• _EXERCISE INSTRUCTIONS_
Exactly as written, quote every line that follows, skipping the images.

• _DATA LINES_
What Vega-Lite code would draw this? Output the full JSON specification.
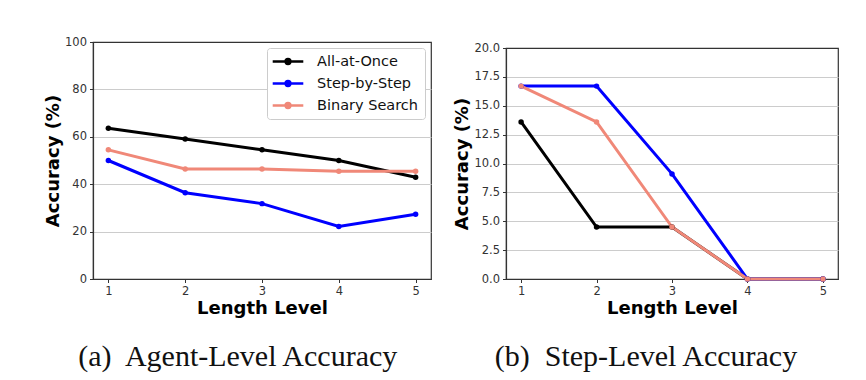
{
  "$schema": "https://vega.github.io/schema/vega-lite/v6.json",
  "padding": {"left": 43, "top": 35, "right": 5, "bottom": 5},
  "spacing": 21,
  "background": "white",
  "datasets": {
    "agent": [
      {"method": "All-at-Once", "level": 1, "acc": 63.6},
      {"method": "All-at-Once", "level": 2, "acc": 59.1},
      {"method": "All-at-Once", "level": 3, "acc": 54.5},
      {"method": "All-at-Once", "level": 4, "acc": 50.0},
      {"method": "All-at-Once", "level": 5, "acc": 42.9},
      {"method": "Step-by-Step", "level": 1, "acc": 50.0},
      {"method": "Step-by-Step", "level": 2, "acc": 36.4},
      {"method": "Step-by-Step", "level": 3, "acc": 31.8},
      {"method": "Step-by-Step", "level": 4, "acc": 22.2},
      {"method": "Step-by-Step", "level": 5, "acc": 27.3},
      {"method": "Binary Search", "level": 1, "acc": 54.5},
      {"method": "Binary Search", "level": 2, "acc": 46.4},
      {"method": "Binary Search", "level": 3, "acc": 46.4},
      {"method": "Binary Search", "level": 4, "acc": 45.5},
      {"method": "Binary Search", "level": 5, "acc": 45.5}
    ],
    "step": [
      {"method": "All-at-Once", "level": 1, "acc": 13.6},
      {"method": "All-at-Once", "level": 2, "acc": 4.5},
      {"method": "All-at-Once", "level": 3, "acc": 4.5},
      {"method": "All-at-Once", "level": 4, "acc": 0},
      {"method": "All-at-Once", "level": 5, "acc": 0},
      {"method": "Step-by-Step", "level": 1, "acc": 16.7},
      {"method": "Step-by-Step", "level": 2, "acc": 16.7},
      {"method": "Step-by-Step", "level": 3, "acc": 9.1},
      {"method": "Step-by-Step", "level": 4, "acc": 0},
      {"method": "Step-by-Step", "level": 5, "acc": 0},
      {"method": "Binary Search", "level": 1, "acc": 16.7},
      {"method": "Binary Search", "level": 2, "acc": 13.6},
      {"method": "Binary Search", "level": 3, "acc": 4.5},
      {"method": "Binary Search", "level": 4, "acc": 0},
      {"method": "Binary Search", "level": 5, "acc": 0}
    ],
    "empty": []
  },
  "resolve": {"legend": {"color": "independent"}},
  "config": {
    "view": {"stroke": "#333", "strokeWidth": 1.2},
    "axis": {
      "labelFont": "DejaVu Sans", "labelFontSize": 11.5, "labelColor": "#333",
      "tickColor": "#333", "tickSize": 3.5, "domainColor": "#333", "domainWidth": 1.2,
      "titleFont": "DejaVu Sans", "titleFontSize": 18, "titleFontWeight": "bold", "titleColor": "#000",
      "labelPadding": 3
    },
    "axisX": {"titlePadding": 2, "grid": false},
    "axisY": {"titlePadding": 2, "gridColor": {"condition": {"test": "datum.value === 0 || datum.value === 100", "value": "transparent"}, "value": "#cccccc"}, "gridWidth": 1.2},
    "title": {"font": "Liberation Serif", "fontSize": 30, "fontWeight": "normal", "color": "#111", "orient": "bottom", "frame": "bounds", "anchor": "middle", "offset": 25},
    "legend": {
      "labelFont": "DejaVu Sans", "labelFontSize": 14.5, "labelColor": "#111",
      "fillColor": "white", "strokeColor": "#cccccc", "cornerRadius": 3, "padding": 6,
      "rowPadding": 6, "labelOffset": 29, "symbolStrokeWidth": 2.5, "symbolSize": 144,
      "symbolType": "M-1.3,0H3.8M0.85,0A0.4,0.4,0,1,1,1.65,0A0.4,0.4,0,1,1,0.85,0Z"
    }
  },
  "hconcat": [
    {
      "width": 338, "height": 237,
      "title": {"text": "(a)\u00a0 Agent-Level Accuracy"},
      "data": {"name": "agent"},
      "encoding": {
        "x": {"field": "level", "type": "quantitative", "scale": {"domain": [0.8, 5.2], "nice": false, "zero": false},
              "axis": {"values": [1, 2, 3, 4, 5], "format": "d", "title": "Length Level"}},
        "y": {"field": "acc", "type": "quantitative", "scale": {"domain": [0, 100], "nice": false},
              "axis": {"values": [0, 20, 40, 60, 80, 100], "title": "Accuracy (%)"}},
        "color": {"field": "method", "type": "nominal", "sort": null,
                  "scale": {"domain": ["All-at-Once", "Step-by-Step", "Binary Search"], "range": ["#000000", "#0000ff", "#f08878"]},
                  "legend": {"title": null, "orient": "top-right", "offset": 6}}
      },
      "layer": [
        {"mark": {"type": "line", "strokeWidth": 3}},
        {"mark": {"type": "point", "filled": true, "size": 30, "opacity": 1}}
      ]
    },
    {
      "spacing": -2,
      "vconcat": [
        {
          "width": 332, "height": 1,
          "view": {"stroke": null},
          "data": {"name": "empty"},
          "mark": {"type": "rule"},
          "encoding": {}
        },
        {
          "width": 332, "height": 231,
          "title": {"text": "(b)\u00a0 Step-Level Accuracy"},
          "data": {"name": "step"},
          "encoding": {
            "x": {"field": "level", "type": "quantitative", "scale": {"domain": [0.8, 5.2], "nice": false, "zero": false},
                  "axis": {"values": [1, 2, 3, 4, 5], "format": "d", "title": "Length Level"}},
            "y": {"field": "acc", "type": "quantitative", "scale": {"domain": [0, 20], "nice": false},
                  "axis": {"values": [0, 2.5, 5, 7.5, 10, 12.5, 15, 17.5, 20], "format": ".1f", "title": "Accuracy (%)",
                           "gridColor": {"condition": {"test": "datum.value === 0 || datum.value === 20", "value": "transparent"}, "value": "#cccccc"}}},
            "color": {"field": "method", "type": "nominal", "sort": null,
                      "scale": {"domain": ["All-at-Once", "Step-by-Step", "Binary Search"], "range": ["#000000", "#0000ff", "#f08878"]},
                      "legend": null}
          },
          "layer": [
            {"mark": {"type": "line", "strokeWidth": 3}},
            {"mark": {"type": "point", "filled": true, "size": 30, "opacity": 1}}
          ]
        }
      ]
    }
  ]
}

• _SOLUTION TO THIS EXERCISE_
What Vega-Lite code would draw this? Output the full JSON specification.
{
  "$schema": "https://vega.github.io/schema/vega-lite/v6.json",
  "padding": {"left": 43, "top": 35, "right": 5, "bottom": 5},
  "spacing": 21,
  "background": "white",
  "datasets": {
    "agent": [
      {"method": "All-at-Once", "level": 1, "acc": 63.6},
      {"method": "All-at-Once", "level": 2, "acc": 59.1},
      {"method": "All-at-Once", "level": 3, "acc": 54.5},
      {"method": "All-at-Once", "level": 4, "acc": 50.0},
      {"method": "All-at-Once", "level": 5, "acc": 42.9},
      {"method": "Step-by-Step", "level": 1, "acc": 50.0},
      {"method": "Step-by-Step", "level": 2, "acc": 36.4},
      {"method": "Step-by-Step", "level": 3, "acc": 31.8},
      {"method": "Step-by-Step", "level": 4, "acc": 22.2},
      {"method": "Step-by-Step", "level": 5, "acc": 27.3},
      {"method": "Binary Search", "level": 1, "acc": 54.5},
      {"method": "Binary Search", "level": 2, "acc": 46.4},
      {"method": "Binary Search", "level": 3, "acc": 46.4},
      {"method": "Binary Search", "level": 4, "acc": 45.5},
      {"method": "Binary Search", "level": 5, "acc": 45.5}
    ],
    "step": [
      {"method": "All-at-Once", "level": 1, "acc": 13.6},
      {"method": "All-at-Once", "level": 2, "acc": 4.5},
      {"method": "All-at-Once", "level": 3, "acc": 4.5},
      {"method": "All-at-Once", "level": 4, "acc": 0},
      {"method": "All-at-Once", "level": 5, "acc": 0},
      {"method": "Step-by-Step", "level": 1, "acc": 16.7},
      {"method": "Step-by-Step", "level": 2, "acc": 16.7},
      {"method": "Step-by-Step", "level": 3, "acc": 9.1},
      {"method": "Step-by-Step", "level": 4, "acc": 0},
      {"method": "Step-by-Step", "level": 5, "acc": 0},
      {"method": "Binary Search", "level": 1, "acc": 16.7},
      {"method": "Binary Search", "level": 2, "acc": 13.6},
      {"method": "Binary Search", "level": 3, "acc": 4.5},
      {"method": "Binary Search", "level": 4, "acc": 0},
      {"method": "Binary Search", "level": 5, "acc": 0}
    ],
    "empty": []
  },
  "resolve": {"legend": {"color": "independent"}},
  "config": {
    "view": {"stroke": "#333", "strokeWidth": 1.2},
    "axis": {
      "labelFont": "DejaVu Sans", "labelFontSize": 11.5, "labelColor": "#333",
      "tickColor": "#333", "tickSize": 3.5, "domainColor": "#333", "domainWidth": 1.2,
      "titleFont": "DejaVu Sans", "titleFontSize": 18, "titleFontWeight": "bold", "titleColor": "#000",
      "labelPadding": 3
    },
    "axisX": {"titlePadding": 2, "grid": false},
    "axisY": {"titlePadding": 2, "gridColor": {"condition": {"test": "datum.value === 0 || datum.value === 100", "value": "transparent"}, "value": "#cccccc"}, "gridWidth": 1.2},
    "title": {"font": "Liberation Serif", "fontSize": 30, "fontWeight": "normal", "color": "#111", "orient": "bottom", "frame": "bounds", "anchor": "middle", "offset": 25},
    "legend": {
      "labelFont": "DejaVu Sans", "labelFontSize": 14.5, "labelColor": "#111",
      "fillColor": "white", "strokeColor": "#cccccc", "cornerRadius": 3, "padding": 6,
      "rowPadding": 6, "labelOffset": 29, "symbolStrokeWidth": 2.5, "symbolSize": 144,
      "symbolType": "M-1.3,0H3.8M0.85,0A0.4,0.4,0,1,1,1.65,0A0.4,0.4,0,1,1,0.85,0Z"
    }
  },
  "hconcat": [
    {
      "width": 338, "height": 237,
      "title": {"text": "(a)\u00a0 Agent-Level Accuracy"},
      "data": {"name": "agent"},
      "encoding": {
        "x": {"field": "level", "type": "quantitative", "scale": {"domain": [0.8, 5.2], "nice": false, "zero": false},
              "axis": {"values": [1, 2, 3, 4, 5], "format": "d", "title": "Length Level"}},
        "y": {"field": "acc", "type": "quantitative", "scale": {"domain": [0, 100], "nice": false},
              "axis": {"values": [0, 20, 40, 60, 80, 100], "title": "Accuracy (%)"}},
        "color": {"field": "method", "type": "nominal", "sort": null,
                  "scale": {"domain": ["All-at-Once", "Step-by-Step", "Binary Search"], "range": ["#000000", "#0000ff", "#f08878"]},
                  "legend": {"title": null, "orient": "top-right", "offset": 6}}
      },
      "layer": [
        {"mark": {"type": "line", "strokeWidth": 3}},
        {"mark": {"type": "point", "filled": true, "size": 30, "opacity": 1}}
      ]
    },
    {
      "spacing": -2,
      "vconcat": [
        {
          "width": 332, "height": 1,
          "view": {"stroke": null},
          "data": {"name": "empty"},
          "mark": {"type": "rule"},
          "encoding": {}
        },
        {
          "width": 332, "height": 231,
          "title": {"text": "(b)\u00a0 Step-Level Accuracy"},
          "data": {"name": "step"},
          "encoding": {
            "x": {"field": "level", "type": "quantitative", "scale": {"domain": [0.8, 5.2], "nice": false, "zero": false},
                  "axis": {"values": [1, 2, 3, 4, 5], "format": "d", "title": "Length Level"}},
            "y": {"field": "acc", "type": "quantitative", "scale": {"domain": [0, 20], "nice": false},
                  "axis": {"values": [0, 2.5, 5, 7.5, 10, 12.5, 15, 17.5, 20], "format": ".1f", "title": "Accuracy (%)",
                           "gridColor": {"condition": {"test": "datum.value === 0 || datum.value === 20", "value": "transparent"}, "value": "#cccccc"}}},
            "color": {"field": "method", "type": "nominal", "sort": null,
                      "scale": {"domain": ["All-at-Once", "Step-by-Step", "Binary Search"], "range": ["#000000", "#0000ff", "#f08878"]},
                      "legend": null}
          },
          "layer": [
            {"mark": {"type": "line", "strokeWidth": 3}},
            {"mark": {"type": "point", "filled": true, "size": 30, "opacity": 1}}
          ]
        }
      ]
    }
  ]
}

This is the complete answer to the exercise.